I didn't say that it was designed only for inexperienced people. But it was the or at least one of the major goals of the language creators that inexperienced developers can become productive quickly.
And the more features a language has and that a codebase uses, the longer it takes for someone to learn it and be productive (unless they can transfer knowledge from similar concepts of other languages of course).
But it was the or at least one of the major goals of the language creators that inexperienced developers can become productive quickly.
Do you have a citation for that? As far as I remember that’s as most a second order effect -- they wanted a language that felt as clean and straightforward as C, to benefit everybody including experienced developers, not primarily inexperienced ones.

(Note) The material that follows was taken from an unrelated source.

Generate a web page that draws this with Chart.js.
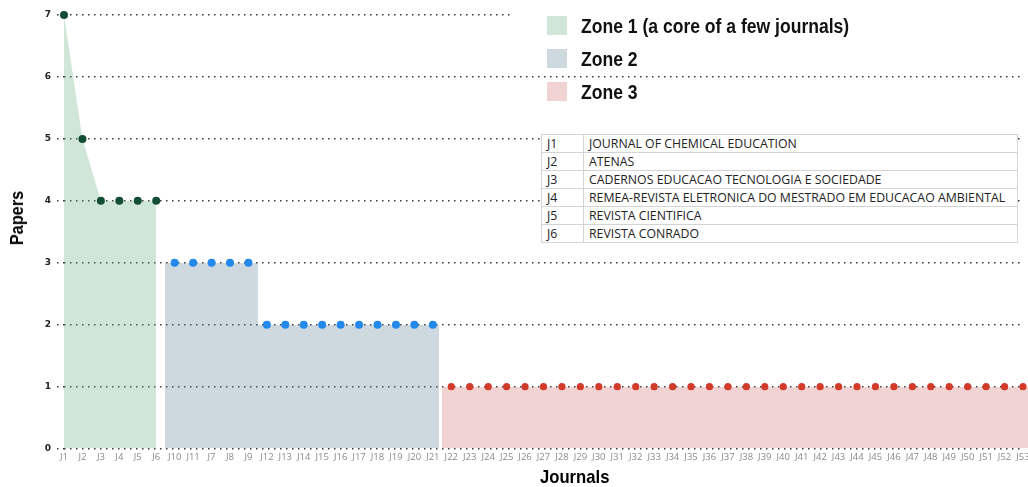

I do indeed have a citation for that by Rob Pike - and no matter how downvoted I am, it stays a fact:
> The key point here is our programmers are Googlers, they’re not researchers. They’re typically, fairly young, fresh out of school, probably learned Java, maybe learned C or C++, probably learned Python. They’re not capable of understanding a brilliant language but we want to use them to build good software. So, the language that we give them has to be easy for them to understand and easy to adopt.
> Programmers working at Google are early in their careers and are most familiar with procedural languages, particularly from the C family. The need to get programmers productive quickly in a new language means that the language cannot be too radical.
> As far as I remember that’s as most a second order effect -- they wanted a language that felt as clean and straightforward as C, to benefit everybody including experienced developers, not primarily inexperienced ones.
No, it's not a second order effect. Or rather: both what you say (a language "as clean and straightforward as C") as well as a language for devs early in their career (i.e. inexperienced) are both second order effects from the underlying reason that the language is targeted at developers at google.
It definitely wasn't due to lack of previous tested technologies with field experience since the 1970's.